Most reliable low power (5-10W) SMPS design?

[samppa]

Hi everyone,

I have noticed that with modern consumer electronics, the switching mode power supply is almost always the weakest part regarding realiability. However, the laws and regulations are continously pushing designers from linear power supplies to SMPS because of energy effeciency. This means that we are forced to use SMPS even in devices that should reliably last for more than a couple of years. I am particulary worried about white goods, for example intelligent refridgerators, electric stoves/ovens, coffee machines, etc...

I have decided to start learning some SMPS design basics by building a simple 230VAC -> 5VDC, 5-10W power supply and thought that it would be interesting to try to optimize for reliability from the beginning. So, I present a couple of questions for the more experienced designers and hope to get some feedback.

1) What do you think are the weakest components in a SMPS of this power level? I think we all can agree that the electrolytic capacitors (in secondary circuit) are statistically the weakest link, but what comes after them? Maybe optocouplers because of their LED aging? What about the other components like diodes, ICs and FETs, do you think that we can list them in an order of "general" reliability?

2) What is the most reliable topology for this kind of SMPS? I found this primary-side regulated flyback configuration:

hxxp://www.powerint.com/sites/default/files/PDFFiles/rdr158.pdf

This looks very good to me because there is no optocoupler (one less failure prone component) and the overall component count is very low. But what is the catch? Why do almost all SMPS have an optocoupler?

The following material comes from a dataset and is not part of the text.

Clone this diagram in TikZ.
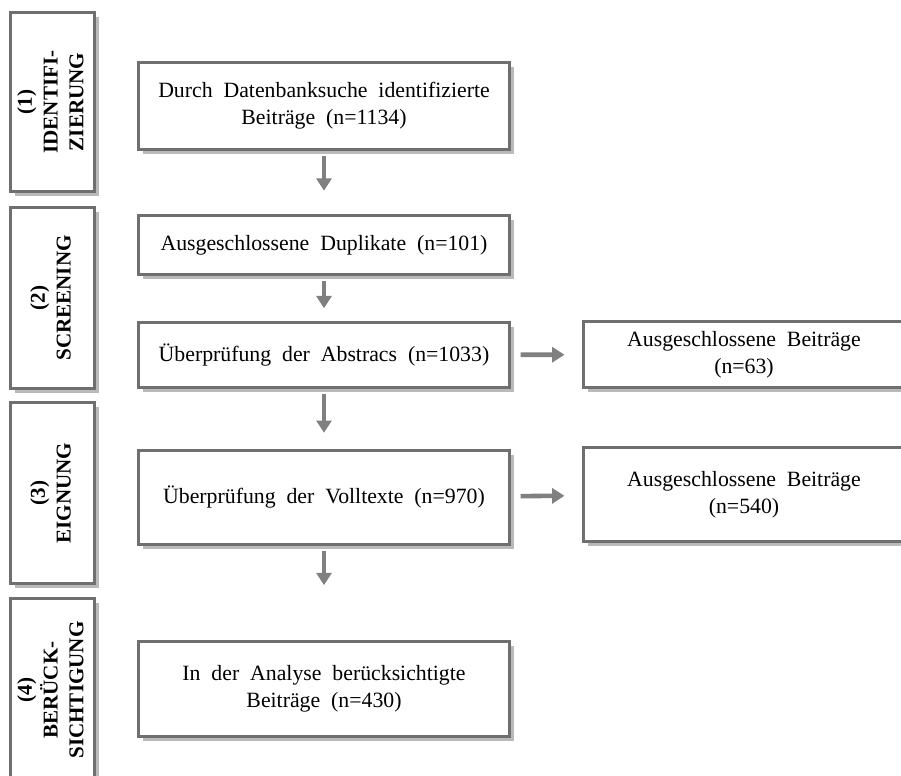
\documentclass[tikz,border=0pt]{standalone}
\usepackage{fontspec}
\setmainfont{Liberation Serif}[WordSpace=2]
\usetikzlibrary{arrows.meta,shadows}
\definecolor{boxgray}{HTML}{6F6F6F}
\definecolor{arrgray}{HTML}{808080}
\begin{document}
\begin{tikzpicture}[x=0.02cm, y=-0.02cm, line width=1.8pt, font=\fontsize{12.4}{15.3}\selectfont]
\tikzstyle{box} = [rectangle, fill=white, draw=boxgray, inner sep=0pt, align=center,
  drop shadow={shadow xshift=2.5pt, shadow yshift=-2.5pt, opacity=0.45, fill=black!60}]
\tikzstyle{stagebox} = [box, minimum width=85*0.567pt, font=\fontsize{12}{14.7}\selectfont\bfseries]
\tikzstyle{mainbox} = [box, minimum width=372*0.567pt]
\tikzstyle{arr} = [draw=arrgray, line width=2.6pt, -{Triangle[length=7pt, width=8.5pt]}]
\useasboundingbox (0,0) rectangle (901,775);
\clip (0,0) rectangle (901,775);
% stages
\node (s1) at (52.5,102) [stagebox, minimum height=180*0.567pt] {\rotatebox{90}{\begin{tabular}{@{}c@{}}(1)\\IDENTIFI-\\ZIERUNG\end{tabular}}};
\node (s2) at (52.5,298) [stagebox, minimum height=182*0.567pt] {\rotatebox{90}{\begin{tabular}{@{}c@{}}(2)\\SCREENING\end{tabular}}};
\node (s3) at (52.5,493) [stagebox, minimum height=182*0.567pt] {\rotatebox{90}{\begin{tabular}{@{}c@{}}(3)\\EIGNUNG\end{tabular}}};
\node (s4) at (52.5,690) [stagebox, minimum height=184*0.567pt] {\rotatebox{90}{\begin{tabular}{@{}c@{}}(4)\\BERÜCK-\\SICHTIGUNG\end{tabular}}};
% flow
\node (a) at (324,106) [mainbox, minimum height=88*0.567pt] {Durch Datenbanksuche identifizierte\\Beiträge (n=1134)};
\node (b) at (324,245) [mainbox, minimum height=60*0.567pt] {Ausgeschlossene Duplikate (n=101)};
\node (c) at (324,355) [mainbox, minimum height=66*0.567pt] {Überprüfung der Abstracs (n=1033)};
\node (d) at (324,497.5) [mainbox, minimum height=95*0.567pt] {Überprüfung der Volltexte (n=970)};
\node (e) at (324,689) [mainbox, minimum height=96*0.567pt] {In der Analyse berücksichtigte\\Beiträge (n=430)};
% excluded
\node (r1) at (744,354.5) [box, minimum width=322*0.567pt, minimum height=67*0.567pt] {Ausgeschlossene Beiträge\\(n=63)};
\node (r2) at (744,494.5) [box, minimum width=322*0.567pt, minimum height=95*0.567pt] {Ausgeschlossene Beiträge\\(n=540)};
\foreach \from/\to/\gap in {a/b/13pt, b/c/7pt, c/d/9pt, d/e/31pt}
  \draw [arr, shorten < = 2.5pt, shorten > = \gap] (\from) -- (\to);
\foreach \from/\to in {c/r1, d/r2}
  \draw [arr, shorten < = 5.5pt, shorten > = 10pt] (\from) -- (\to);
\end{tikzpicture}
\end{document}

Is it just for saving money on the simpler transformer?

3) Even with all things considered and using high quality electrolytics, do you think that a SMPS will ever be able to reach the respectable 15-20 years of service life of a well designed linear power supply?

 

[DXNewcastle]

Did you ever hear the apocryphal story about Henry Ford (the founder of the american car manufactuer, Ford)? He sent someone round the scrap yeards to examine abandoned and broken old cars to find which parts only failed rarely, if at all.
His intention was to reduce the specification of those components which survived well, But you could do something similar from the opposite point of view, collect abandoned and failed SMPS units and note the frequency of each component's failures to determine which components fail most often.

There are some SMPSs in the workshop here which have been running continuously for over 20 years, day and night.
We had three units come in for repair recently which had been in use 24/7 for 15 years or longer, and all with SMPS failure. Replaced a few caps which had fallen below spec. and they were back in service. (One of them had other faults but not in the SMPS). I don't have the inclination but if I trawled through boxes of old PC PSUs I guess I'd come up with the same evidence.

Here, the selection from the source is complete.